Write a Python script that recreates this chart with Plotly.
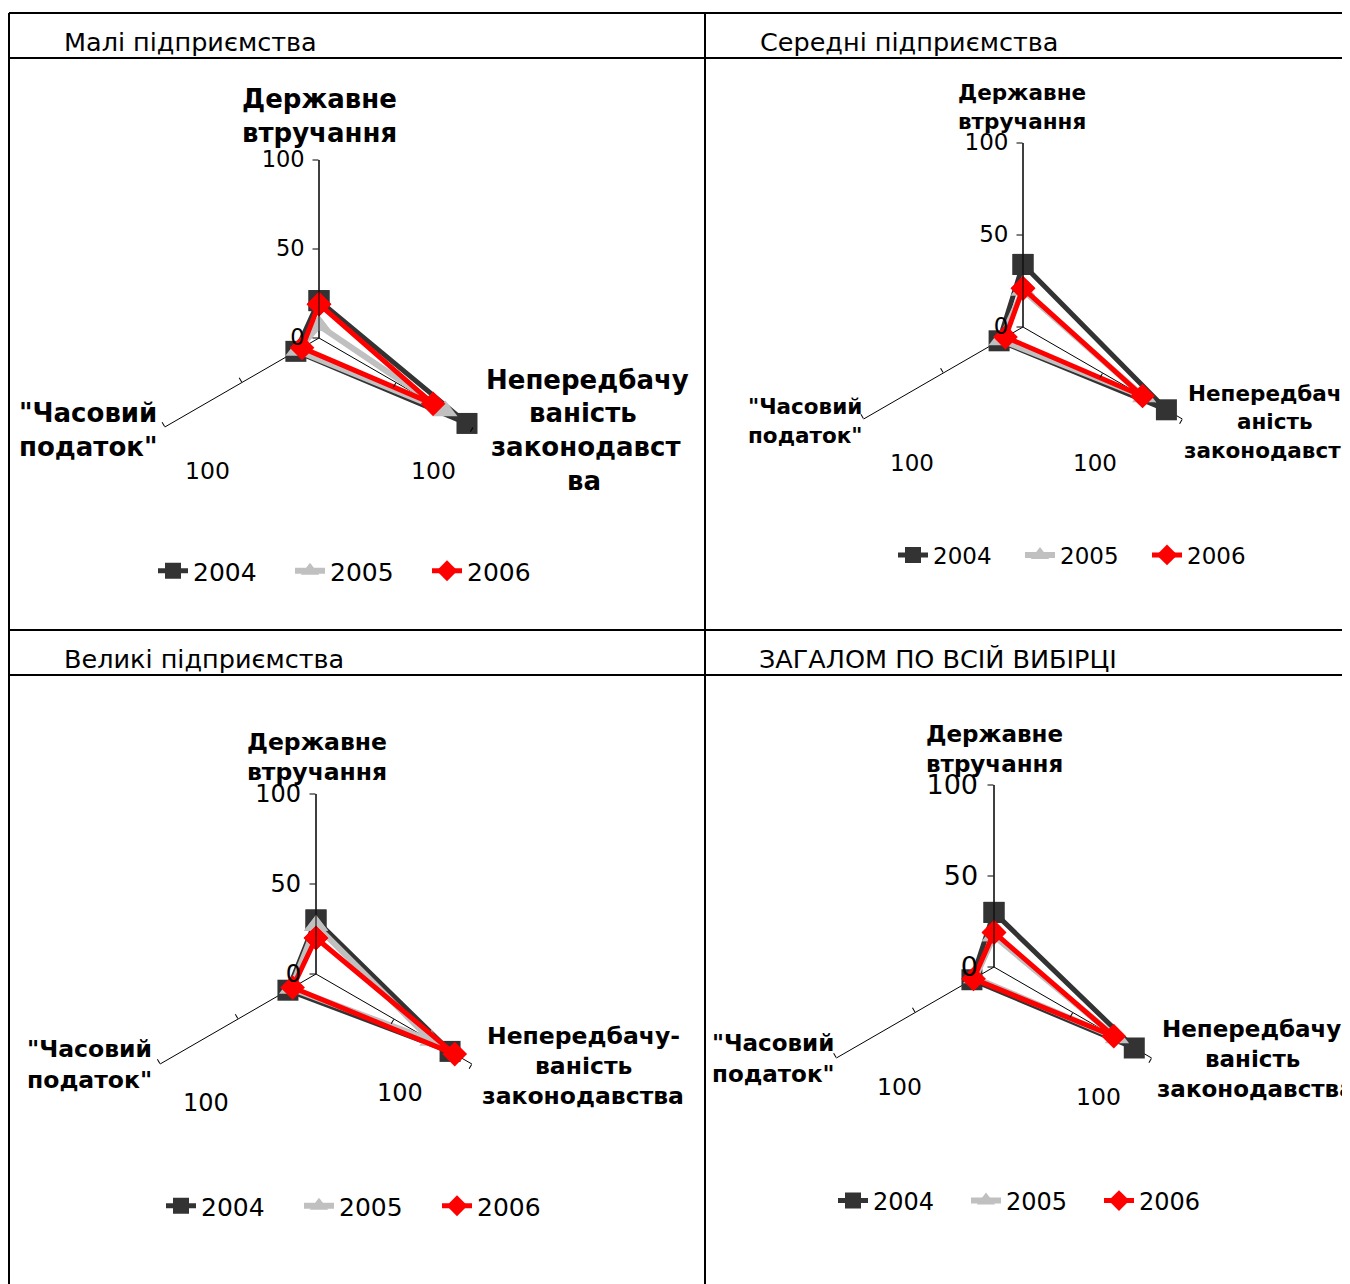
import plotly.graph_objects as go

# the page body has an 8px margin, so the figure is sized and positioned to compensate
OFF = 8
W, H = 1350 - OFF, 1284 - OFF
FONT = "DejaVu Sans"

# ---------------- data ----------------
categories = ["Державне втручання", "Непередбачуваність законодавства", "\"Часовий податок\""]
years = ["2004", "2005", "2006"]
panel_titles = ["Малі підприємства", "Середні підприємства", "Великі підприємства", "ЗАГАЛОМ ПО ВСІЙ ВИБІРЦІ"]

small_2004 = [21, 96, 15]
small_2005 = [7, 82, 14]
small_2006 = [19, 74, 11]

medium_2004 = [34, 90, 15]
medium_2005 = [20, 76, 14]
medium_2006 = [21, 75, 11]

large_2004 = [30, 86, 18]
large_2005 = [27, 74, 16]
large_2006 = [20, 89, 15]

total_2004 = [30, 89, 14]
total_2005 = [17, 78, 12]
total_2006 = [19, 76, 13]

radial_ticks = [0, 50, 100]
radial_ticktext = ["0", "50", "100"]

# ---------------- styles ----------------
series_style = [
    dict(color="#333333", symbol="square", size=21, width=5),
    dict(color="#C0C0C0", symbol="triangle-up", size=21, width=6),
    dict(color="#FF0000", symbol="diamond", size=19, width=5),
]


def X(p):
    return (p - OFF) / W


def Y(p):
    return 1 - (p - OFF) / H


panels = [
    dict(data=[small_2004, small_2005, small_2006], cx=319, cy=338, r=178, tick=22.5, lab=26,
         leg=(153, 571), entry=92, legsize=25, hsize=23.5,
         top=[("Державне", 319, 99), ("втручання", 319, 133)],
         left=[("\"Часовий", 88, 413), ("податок\"", 88, 447)],
         right=[("Непередбачу", 484, 380, "left"), ("ваність", 583, 413, "center"),
                ("законодавст", 489, 447, "left"), ("ва", 584, 481, "center")],
         hund=[(207, 471), (433, 471)]),
    dict(data=[medium_2004, medium_2005, medium_2006], cx=1023, cy=327, r=184, tick=23, lab=21.5,
         leg=(893, 555), entry=82, legsize=23, hsize=23,
         top=[("Державне", 1022, 93), ("втручання", 1022, 122)],
         left=[("\"Часовий", 805, 406), ("податок\"", 805, 435)],
         right=[("Непередбачув", 1186, 393, "left"), ("аність", 1275, 422, "center"),
                ("законодавства", 1182, 451, "left")],
         hund=[(912, 463), (1095, 463)]),
    dict(data=[large_2004, large_2005, large_2006], cx=316, cy=974, r=180, tick=24, lab=23.5,
         leg=(161, 1206), entry=93, legsize=25, hsize=24,
         top=[("Державне", 317, 742), ("втручання", 317, 772)],
         left=[("\"Часовий", 89, 1049), ("податок\"", 89, 1080)],
         right=[("Непередбачу-", 583, 1036, "center"), ("ваність", 583, 1066, "center"),
                ("законодавства", 583, 1096, "center")],
         hund=[(206, 1103), (400, 1093)]),
    dict(data=[total_2004, total_2005, total_2006], cx=994, cy=967, r=182, tick=27, lab=23,
         leg=(833, 1201), entry=88, legsize=24, hsize=23.5,
         top=[("Державне", 994, 734), ("втручання", 994, 764)],
         left=[("\"Часовий", 773, 1043), ("податок\"", 773, 1074)],
         right=[("Непередбачу-", 1160, 1029, "left"), ("ваність", 1252, 1059, "center"),
                ("законодавства", 1155, 1089, "left")],
         hund=[(899, 1087), (1098, 1097)]),
]

title_pos = [(62, 42), (758, 42), (62, 659), (757, 659)]

fig = go.Figure()
layout = dict(width=W, height=H, margin=dict(l=0, r=0, t=0, b=0),
              paper_bgcolor="white", plot_bgcolor="white",
              font=dict(family=FONT, color="black"), template="none")

annotations = []
shapes = []

for i, p in enumerate(panels):
    pid = "polar" if i == 0 else f"polar{i+1}"
    lid = "legend" if i == 0 else f"legend{i+1}"
    dom = dict(x=[X(p["cx"] - p["r"]), X(p["cx"] + p["r"])],
               y=[Y(p["cy"] + p["r"]), Y(p["cy"] - p["r"])])
    for yr, vals, st in zip(years, p["data"], series_style):
        fig.add_trace(go.Scatterpolar(
            r=vals + [vals[0]], theta=categories + [categories[0]],
            mode="lines+markers", name=yr, subplot=pid, legend=lid,
            line=dict(color=st["color"], width=st["width"]),
            marker=dict(symbol=st["symbol"], size=st["size"], color=st["color"],
                        line=dict(width=0)),
            hoverinfo="skip"))
    layout[pid] = dict(
        domain=dom, bgcolor="white", gridshape="linear",
        radialaxis=dict(range=[0, 100], angle=90, tickvals=radial_ticks, ticktext=radial_ticktext,
                        showline=True, linecolor="black", linewidth=1, showgrid=False,
                        ticks="outside", ticklen=6, tickcolor="black", tickwidth=1,
                        side="counterclockwise", tickangle=90,
                        tickfont=dict(size=p["tick"], family=FONT, color="black")),
        angularaxis=dict(categoryarray=categories, categoryorder="array", rotation=90,
                         direction="clockwise", showline=False, showticklabels=False, ticks="",
                         showgrid=True, gridcolor="black", gridwidth=1))
    layout[lid] = dict(orientation="h", x=X(p["leg"][0]), y=Y(p["leg"][1]), xanchor="left", yanchor="middle",
                       font=dict(size=p["legsize"], family=FONT, color="black"), bgcolor="rgba(0,0,0,0)",
                       itemwidth=30, tracegroupgap=0, entrywidth=p["entry"], entrywidthmode="pixels")

    # overlay polars for small tick marks on the two lower spokes
    for k, ang in enumerate([-30, 210]):
        oid = f"polar{5 + 2 * i + k}"
        fig.add_trace(go.Scatterpolar(r=[], theta=[], subplot=oid, showlegend=False, hoverinfo="skip"))
        layout[oid] = dict(
            domain=dom, bgcolor="rgba(0,0,0,0)", gridshape="linear",
            radialaxis=dict(range=[0, 100], angle=ang, tickvals=[50, 100], showticklabels=False,
                            showline=False, showgrid=False, ticks="outside", ticklen=5,
                            tickcolor="black", tickwidth=1),
            angularaxis=dict(visible=False, rotation=90, direction="clockwise"))

    for txt, x, y in p["top"] + p["left"]:
        annotations.append(dict(text=f"<b>{txt}</b>", x=X(x), y=Y(y), xref="paper", yref="paper",
                                xanchor="center", yanchor="middle", showarrow=False,
                                font=dict(size=p["lab"], family=FONT, color="black")))
    for txt, x, y, anc in p["right"]:
        annotations.append(dict(text=f"<b>{txt}</b>", x=X(x), y=Y(y), xref="paper", yref="paper",
                                xanchor=anc, yanchor="middle", showarrow=False,
                                font=dict(size=p["lab"], family=FONT, color="black")))
    for x, y in p["hund"]:
        annotations.append(dict(text="100", x=X(x), y=Y(y), xref="paper", yref="paper",
                                xanchor="center", yanchor="middle", showarrow=False,
                                font=dict(size=p["hsize"], family=FONT, color="black")))
    tx, ty = title_pos[i]
    annotations.append(dict(text=panel_titles[i], x=X(tx), y=Y(ty), xref="paper", yref="paper",
                            xanchor="left", yanchor="middle", showarrow=False,
                            font=dict(size=25.5, family=FONT, color="black")))

# table frame
for y in [13, 58, 630, 675]:
    shapes.append(dict(type="line", xref="paper", yref="paper", x0=X(9), x1=X(1350), y0=Y(y), y1=Y(y),
                       line=dict(color="black", width=2)))
for x in [9, 705]:
    shapes.append(dict(type="line", xref="paper", yref="paper", x0=X(x), x1=X(x), y0=Y(13), y1=Y(1284),
                       line=dict(color="black", width=2)))

layout["annotations"] = annotations
layout["shapes"] = shapes
fig.update_layout(**layout)
fig.write_html("out.html")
------------------------------------
__SET PROBLEM__:
Return the listing above in full and without alteration, excluding its pictures.

__THE REPLY__:
Write a Python script that recreates this chart with Plotly.
import plotly.graph_objects as go

# the page body has an 8px margin, so the figure is sized and positioned to compensate
OFF = 8
W, H = 1350 - OFF, 1284 - OFF
FONT = "DejaVu Sans"

# ---------------- data ----------------
categories = ["Державне втручання", "Непередбачуваність законодавства", "\"Часовий податок\""]
years = ["2004", "2005", "2006"]
panel_titles = ["Малі підприємства", "Середні підприємства", "Великі підприємства", "ЗАГАЛОМ ПО ВСІЙ ВИБІРЦІ"]

small_2004 = [21, 96, 15]
small_2005 = [7, 82, 14]
small_2006 = [19, 74, 11]

medium_2004 = [34, 90, 15]
medium_2005 = [20, 76, 14]
medium_2006 = [21, 75, 11]

large_2004 = [30, 86, 18]
large_2005 = [27, 74, 16]
large_2006 = [20, 89, 15]

total_2004 = [30, 89, 14]
total_2005 = [17, 78, 12]
total_2006 = [19, 76, 13]

radial_ticks = [0, 50, 100]
radial_ticktext = ["0", "50", "100"]

# ---------------- styles ----------------
series_style = [
    dict(color="#333333", symbol="square", size=21, width=5),
    dict(color="#C0C0C0", symbol="triangle-up", size=21, width=6),
    dict(color="#FF0000", symbol="diamond", size=19, width=5),
]


def X(p):
    return (p - OFF) / W


def Y(p):
    return 1 - (p - OFF) / H


panels = [
    dict(data=[small_2004, small_2005, small_2006], cx=319, cy=338, r=178, tick=22.5, lab=26,
         leg=(153, 571), entry=92, legsize=25, hsize=23.5,
         top=[("Державне", 319, 99), ("втручання", 319, 133)],
         left=[("\"Часовий", 88, 413), ("податок\"", 88, 447)],
         right=[("Непередбачу", 484, 380, "left"), ("ваність", 583, 413, "center"),
                ("законодавст", 489, 447, "left"), ("ва", 584, 481, "center")],
         hund=[(207, 471), (433, 471)]),
    dict(data=[medium_2004, medium_2005, medium_2006], cx=1023, cy=327, r=184, tick=23, lab=21.5,
         leg=(893, 555), entry=82, legsize=23, hsize=23,
         top=[("Державне", 1022, 93), ("втручання", 1022, 122)],
         left=[("\"Часовий", 805, 406), ("податок\"", 805, 435)],
         right=[("Непередбачув", 1186, 393, "left"), ("аність", 1275, 422, "center"),
                ("законодавства", 1182, 451, "left")],
         hund=[(912, 463), (1095, 463)]),
    dict(data=[large_2004, large_2005, large_2006], cx=316, cy=974, r=180, tick=24, lab=23.5,
         leg=(161, 1206), entry=93, legsize=25, hsize=24,
         top=[("Державне", 317, 742), ("втручання", 317, 772)],
         left=[("\"Часовий", 89, 1049), ("податок\"", 89, 1080)],
         right=[("Непередбачу-", 583, 1036, "center"), ("ваність", 583, 1066, "center"),
                ("законодавства", 583, 1096, "center")],
         hund=[(206, 1103), (400, 1093)]),
    dict(data=[total_2004, total_2005, total_2006], cx=994, cy=967, r=182, tick=27, lab=23,
         leg=(833, 1201), entry=88, legsize=24, hsize=23.5,
         top=[("Державне", 994, 734), ("втручання", 994, 764)],
         left=[("\"Часовий", 773, 1043), ("податок\"", 773, 1074)],
         right=[("Непередбачу-", 1160, 1029, "left"), ("ваність", 1252, 1059, "center"),
                ("законодавства", 1155, 1089, "left")],
         hund=[(899, 1087), (1098, 1097)]),
]

title_pos = [(62, 42), (758, 42), (62, 659), (757, 659)]

fig = go.Figure()
layout = dict(width=W, height=H, margin=dict(l=0, r=0, t=0, b=0),
              paper_bgcolor="white", plot_bgcolor="white",
              font=dict(family=FONT, color="black"), template="none")

annotations = []
shapes = []

for i, p in enumerate(panels):
    pid = "polar" if i == 0 else f"polar{i+1}"
    lid = "legend" if i == 0 else f"legend{i+1}"
    dom = dict(x=[X(p["cx"] - p["r"]), X(p["cx"] + p["r"])],
               y=[Y(p["cy"] + p["r"]), Y(p["cy"] - p["r"])])
    for yr, vals, st in zip(years, p["data"], series_style):
        fig.add_trace(go.Scatterpolar(
            r=vals + [vals[0]], theta=categories + [categories[0]],
            mode="lines+markers", name=yr, subplot=pid, legend=lid,
            line=dict(color=st["color"], width=st["width"]),
            marker=dict(symbol=st["symbol"], size=st["size"], color=st["color"],
                        line=dict(width=0)),
            hoverinfo="skip"))
    layout[pid] = dict(
        domain=dom, bgcolor="white", gridshape="linear",
        radialaxis=dict(range=[0, 100], angle=90, tickvals=radial_ticks, ticktext=radial_ticktext,
                        showline=True, linecolor="black", linewidth=1, showgrid=False,
                        ticks="outside", ticklen=6, tickcolor="black", tickwidth=1,
                        side="counterclockwise", tickangle=90,
                        tickfont=dict(size=p["tick"], family=FONT, color="black")),
        angularaxis=dict(categoryarray=categories, categoryorder="array", rotation=90,
                         direction="clockwise", showline=False, showticklabels=False, ticks="",
                         showgrid=True, gridcolor="black", gridwidth=1))
    layout[lid] = dict(orientation="h", x=X(p["leg"][0]), y=Y(p["leg"][1]), xanchor="left", yanchor="middle",
                       font=dict(size=p["legsize"], family=FONT, color="black"), bgcolor="rgba(0,0,0,0)",
                       itemwidth=30, tracegroupgap=0, entrywidth=p["entry"], entrywidthmode="pixels")

    # overlay polars for small tick marks on the two lower spokes
    for k, ang in enumerate([-30, 210]):
        oid = f"polar{5 + 2 * i + k}"
        fig.add_trace(go.Scatterpolar(r=[], theta=[], subplot=oid, showlegend=False, hoverinfo="skip"))
        layout[oid] = dict(
            domain=dom, bgcolor="rgba(0,0,0,0)", gridshape="linear",
            radialaxis=dict(range=[0, 100], angle=ang, tickvals=[50, 100], showticklabels=False,
                            showline=False, showgrid=False, ticks="outside", ticklen=5,
                            tickcolor="black", tickwidth=1),
            angularaxis=dict(visible=False, rotation=90, direction="clockwise"))

    for txt, x, y in p["top"] + p["left"]:
        annotations.append(dict(text=f"<b>{txt}</b>", x=X(x), y=Y(y), xref="paper", yref="paper",
                                xanchor="center", yanchor="middle", showarrow=False,
                                font=dict(size=p["lab"], family=FONT, color="black")))
    for txt, x, y, anc in p["right"]:
        annotations.append(dict(text=f"<b>{txt}</b>", x=X(x), y=Y(y), xref="paper", yref="paper",
                                xanchor=anc, yanchor="middle", showarrow=False,
                                font=dict(size=p["lab"], family=FONT, color="black")))
    for x, y in p["hund"]:
        annotations.append(dict(text="100", x=X(x), y=Y(y), xref="paper", yref="paper",
                                xanchor="center", yanchor="middle", showarrow=False,
                                font=dict(size=p["hsize"], family=FONT, color="black")))
    tx, ty = title_pos[i]
    annotations.append(dict(text=panel_titles[i], x=X(tx), y=Y(ty), xref="paper", yref="paper",
                            xanchor="left", yanchor="middle", showarrow=False,
                            font=dict(size=25.5, family=FONT, color="black")))

# table frame
for y in [13, 58, 630, 675]:
    shapes.append(dict(type="line", xref="paper", yref="paper", x0=X(9), x1=X(1350), y0=Y(y), y1=Y(y),
                       line=dict(color="black", width=2)))
for x in [9, 705]:
    shapes.append(dict(type="line", xref="paper", yref="paper", x0=X(x), x1=X(x), y0=Y(13), y1=Y(1284),
                       line=dict(color="black", width=2)))

layout["annotations"] = annotations
layout["shapes"] = shapes
fig.update_layout(**layout)
fig.write_html("out.html")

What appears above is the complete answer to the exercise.